▸ RECORDS PROVIDED:
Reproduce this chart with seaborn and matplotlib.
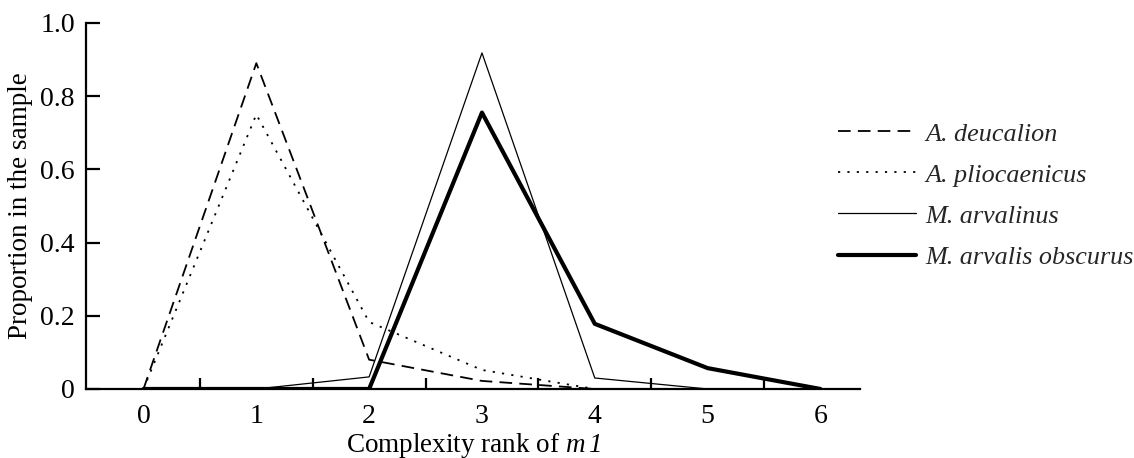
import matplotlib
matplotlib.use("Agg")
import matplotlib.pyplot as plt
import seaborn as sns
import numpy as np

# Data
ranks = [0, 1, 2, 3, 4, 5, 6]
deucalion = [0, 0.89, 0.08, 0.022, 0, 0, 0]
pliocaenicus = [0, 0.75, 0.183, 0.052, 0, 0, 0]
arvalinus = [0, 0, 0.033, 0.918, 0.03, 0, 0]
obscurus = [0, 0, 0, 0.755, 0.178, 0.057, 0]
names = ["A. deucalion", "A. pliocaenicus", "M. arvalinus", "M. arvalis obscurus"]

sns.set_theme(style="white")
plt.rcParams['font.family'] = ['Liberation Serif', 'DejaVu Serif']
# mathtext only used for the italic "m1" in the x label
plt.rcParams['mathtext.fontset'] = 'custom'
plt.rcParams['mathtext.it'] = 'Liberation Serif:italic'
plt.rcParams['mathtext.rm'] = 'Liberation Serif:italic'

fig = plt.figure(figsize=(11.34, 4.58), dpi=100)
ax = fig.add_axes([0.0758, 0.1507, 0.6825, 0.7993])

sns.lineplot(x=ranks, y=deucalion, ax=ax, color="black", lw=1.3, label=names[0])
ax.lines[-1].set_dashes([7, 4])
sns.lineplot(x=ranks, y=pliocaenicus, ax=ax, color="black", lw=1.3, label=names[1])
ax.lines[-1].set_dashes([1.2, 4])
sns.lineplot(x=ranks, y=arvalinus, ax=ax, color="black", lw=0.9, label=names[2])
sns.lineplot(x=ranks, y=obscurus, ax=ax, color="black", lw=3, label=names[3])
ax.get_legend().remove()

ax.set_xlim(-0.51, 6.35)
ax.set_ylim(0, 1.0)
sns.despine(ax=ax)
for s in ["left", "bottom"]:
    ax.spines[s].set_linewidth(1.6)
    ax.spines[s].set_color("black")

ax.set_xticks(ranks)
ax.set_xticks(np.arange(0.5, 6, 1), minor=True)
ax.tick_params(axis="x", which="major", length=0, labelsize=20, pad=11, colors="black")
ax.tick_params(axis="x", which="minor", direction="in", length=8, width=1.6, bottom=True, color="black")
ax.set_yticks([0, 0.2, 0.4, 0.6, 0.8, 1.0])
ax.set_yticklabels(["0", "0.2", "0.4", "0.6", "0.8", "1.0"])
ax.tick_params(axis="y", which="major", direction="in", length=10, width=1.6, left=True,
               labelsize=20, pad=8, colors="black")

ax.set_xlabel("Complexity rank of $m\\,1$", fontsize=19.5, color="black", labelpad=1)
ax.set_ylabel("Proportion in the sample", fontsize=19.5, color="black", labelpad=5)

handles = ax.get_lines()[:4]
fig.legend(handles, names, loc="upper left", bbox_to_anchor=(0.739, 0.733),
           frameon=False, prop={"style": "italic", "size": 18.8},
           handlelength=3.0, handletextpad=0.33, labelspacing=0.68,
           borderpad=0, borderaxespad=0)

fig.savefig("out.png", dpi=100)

--

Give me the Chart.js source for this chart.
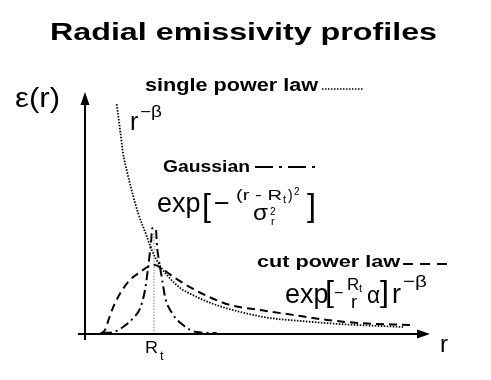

▸ STATED GOAL: Going back to the data above, write out everything from the line with "Reproduce this chart" down to the line with "import numpy as np", both included, leaving every picture out.

▸ RESPONSE:
Reproduce this chart with seaborn and matplotlib.
import matplotlib
matplotlib.use("Agg")
import matplotlib.pyplot as plt
import seaborn as sns
import numpy as np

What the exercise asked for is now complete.